(Task statement) Pick out the lines in the listing below that contain the word "this" and copy them.

(Items)
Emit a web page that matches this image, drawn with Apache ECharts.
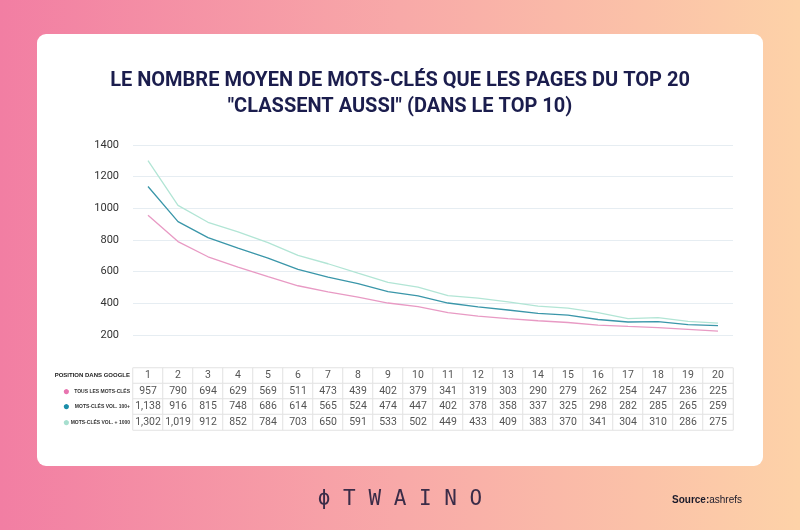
<!DOCTYPE html>
<html>
<head>
<meta charset="utf-8">
<script src="https://cdn.jsdelivr.net/npm/echarts@6/dist/echarts.min.js"></script>
<style>
  html, body { margin: 0; padding: 0; }
  #chart { width: 800px; height: 530px; }
</style>
</head>
<body>
<div id="chart"></div>
<script>
  // positions dans google
  var positions = ['1', '2', '3', '4', '5', '6', '7', '8', '9', '10',
    '11', '12', '13', '14', '15', '16', '17', '18', '19', '20']
  var tousMotsCles = [957, 790, 694, 629, 569, 511, 473, 439, 402, 379, 341, 319, 303, 290, 279, 262, 254, 247, 236, 225]
  var motsCles100 = [1138, 916, 815, 748, 686, 614, 565, 524, 474, 447, 402, 378, 358, 337, 325, 298, 282, 285, 265, 259]
  var motsCles1000 = [1302, 1019, 912, 852, 784, 703, 650, 591, 533, 502, 449, 433, 409, 383, 370, 341, 304, 310, 286, 275]
  var yTicks = [200, 1400, 200] // min, max, interval

  var rowNames = ['POSITION DANS GOOGLE', 'TOUS LES MOTS-CLÉS', 'MOTS-CLÉS VOL. 100+', 'MOTS-CLÉS VOL. + 1000']
  var colors = ['#e89ac4', '#3a96a9', '#b2e5d5']
  var dotColors = ['#e875b0', '#1b8ea9', '#a7dfcf']

  function fmt (n) {
    return String(n).replace(/\B(?=(\d{3})+(?!\d))/g, ',')
  }

  // cellules du tableau : [colonne, ligne, valeur]
  var tableRows = [positions, tousMotsCles, motsCles100, motsCles1000]
  var tableData = []
  tableRows.forEach(function (row, r) {
    row.forEach(function (v, c) {
      tableData.push([c, r, Number(v)])
    })
  })

  var chart = echarts.init(document.getElementById('chart'))
  chart.setOption({
    backgroundColor: {
      type: 'linear', x: 0, y: 0, x2: 1, y2: 0,
      colorStops: [{offset: 0, color: '#f27ea3'}, {offset: 0.5, color: '#f8a9a8'}, {offset: 1, color: '#fdd2a8'}],
    },
    animation: false,
    graphic: [
      {
        type: 'rect', z: -10,
        shape: {x: 37, y: 34, width: 726, height: 432, r: 9},
        style: {fill: '#ffffff'},
      },
      {
        type: 'text', x: 400, y: 68,
        style: {
          text: 'LE NOMBRE MOYEN DE MOTS-CLÉS QUE LES PAGES DU TOP 20\n"CLASSENT AUSSI" (DANS LE TOP 10)',
          fill: '#1b1d4d', fontSize: 20, fontWeight: 'bold', fontFamily: 'Roboto',
          align: 'center', lineHeight: 26,
        },
      },
      {
        type: 'text', x: 400, y: 489,
        style: {
          text: 'ϕ T W A I N O', fill: '#3b2c48',
          fontSize: 21, fontFamily: 'DejaVu Sans Mono', align: 'center',
        },
      },
      {
        type: 'text', x: 672, y: 495,
        style: {
          text: '{b|Source:}{n|ashrefs}',
          rich: {
            b: {fontWeight: 'bold', fontSize: 10, fill: '#1a1a2a', fontFamily: 'Liberation Sans'},
            n: {fontSize: 10, fill: '#1a1a2a', fontFamily: 'Liberation Sans'},
          },
        },
      },
    ],
    grid: [
      {left: 133, right: 67, top: 145, height: 190},
      {left: 133, right: 67, top: 368, height: 62},
    ],
    xAxis: [
      {
        type: 'category', gridIndex: 0, data: positions, boundaryGap: true,
        axisLine: {show: false}, axisTick: {show: false}, axisLabel: {show: false},
      },
      {
        type: 'category', gridIndex: 1, data: positions,
        axisLine: {show: false}, axisTick: {show: false}, axisLabel: {show: false},
      },
    ],
    yAxis: [
      {
        type: 'value', gridIndex: 0, min: yTicks[0], max: yTicks[1], interval: yTicks[2],
        axisLabel: {
          color: '#333', fontSize: 11, fontFamily: 'Roboto', margin: 14,
          formatter: function (v) { return String(v) },
        },
        splitLine: {lineStyle: {color: '#e6edf2'}},
      },
      {
        type: 'category', gridIndex: 1, inverse: true, data: rowNames,
        axisLine: {show: false}, axisTick: {show: false},
        axisLabel: {
          margin: 3, interval: 0,
          formatter: function (v, i) {
            if (i === 0) return '{h|' + v + '}'
            return '{d' + i + '|●}{t|' + v + '}'
          },
          rich: {
            h: {fontSize: 6, fontWeight: 'bold', color: '#222', fontFamily: 'Liberation Sans'},
            t: {fontSize: 5, fontWeight: 'bold', color: '#333', width: 60, align: 'right', fontFamily: 'Liberation Sans'},
            d1: {fontSize: 12, color: dotColors[0], width: 10},
            d2: {fontSize: 12, color: dotColors[1], width: 10},
            d3: {fontSize: 12, color: dotColors[2], width: 10},
          },
        },
      },
    ],
    visualMap: {show: false, seriesIndex: 3, dimension: 2, min: 0, max: 5000, inRange: {color: ['#fff', '#fff']}},
    series: [
      {
        name: rowNames[1], type: 'line', data: tousMotsCles, symbol: 'none',
        lineStyle: {color: colors[0], width: 1.3},
      },
      {
        name: rowNames[2], type: 'line', data: motsCles100, symbol: 'none',
        lineStyle: {color: colors[1], width: 1.3},
      },
      {
        name: rowNames[3], type: 'line', data: motsCles1000, symbol: 'none',
        lineStyle: {color: colors[2], width: 1.3},
      },
      {
        type: 'heatmap', xAxisIndex: 1, yAxisIndex: 1, data: tableData,
        itemStyle: {color: '#fff', borderColor: '#e2e2e2', borderWidth: 1},
        label: {
          show: true, color: '#555', fontSize: 10.5, fontFamily: 'Roboto',
          formatter: function (p) { return fmt(p.data[2]) },
        },
        emphasis: {disabled: true},
      },
    ],
  })
</script>
</body>
</html>
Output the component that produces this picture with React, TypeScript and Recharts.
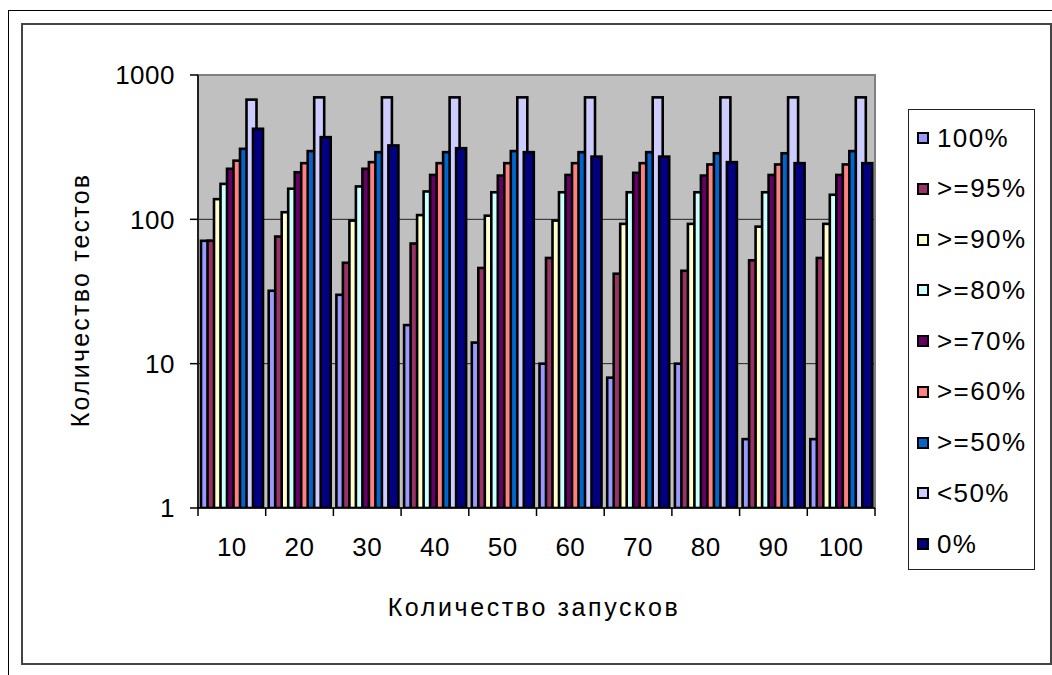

(The output)
Emit a web page that matches this image, drawn with Apache ECharts.
Output the component that produces this picture with React, TypeScript and Recharts.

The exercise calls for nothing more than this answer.